The case moved through lower courts to the Supreme Court. Before the court made its decision on May 17, 1954, the ‘separate but equal’ facilities policy of the 1896 Plessy vs. Ferguson case had applied to public schools.

‘The U.S. Supreme Court unanimously struck down the legal principle in law, as well as in custom,’ Johnson said. ‘It was a watershed event in the U.S. at that time.’

The ruling set the standard for many other civil rights cases, Ferri said. Other cases, such as those involving students with disabilities, also declared that students could not be denied admission on any grounds.

‘This case was so significant because the influence of that decision began to reach out into other areas,’ Johnson said. ‘Employment, housing, all of these other things had to be opened up.’

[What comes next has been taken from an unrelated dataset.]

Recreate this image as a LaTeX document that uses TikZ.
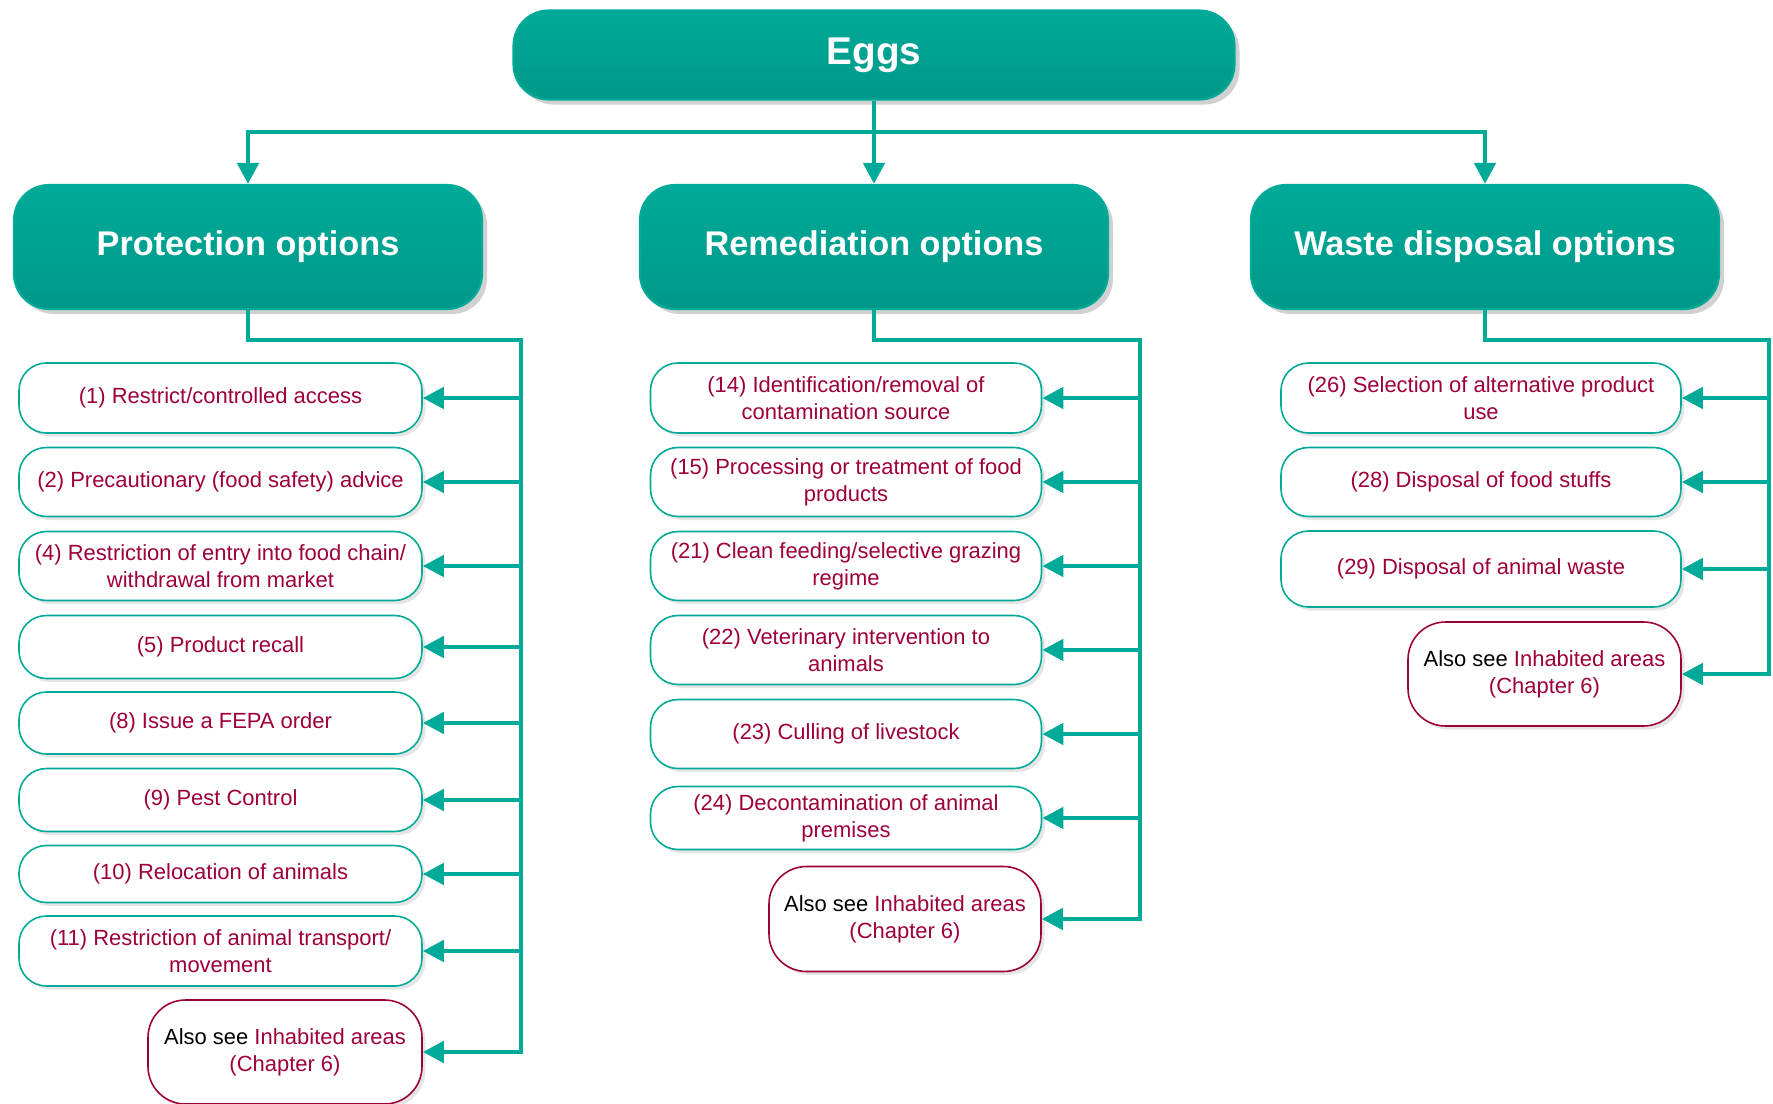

But this commemoration event does not only mark a time to celebrate, Johnson said.

‘We can’t just herald the fact that the court made this decision when we look around see some of the same circumstances that existed in 1954 still around,’ Johnson said. ‘Now we need to ask more questions. As much promise as Brown held out, we can acknowledge that it has not been fully realized. How do we make the promise of Brown come true?’

‘We need to be rededicated to taking the steps necessary to making Brown more real, and not just a myth,’ Johnson added.

Thompson and Henderson’s speech, as well as the following discussions and panel, may help answer some of those questions.

‘I’m personally very interested to hear what she thinks of the progress we’ve made, and what do we have to celebrate and what do we have to work for,’ Ferri said.

Some people believe the speakers will help students place the case in a realistic context of their everyday lives and make them realize how the decision affected their educational experience.

‘It’s a good thing for her to come and educate us about it and increase our awareness of it,’ said Melissa Leighton, a senior surface pattern design major. ‘It’s something we’ve heard about, but didn’t have to experience ourselves.’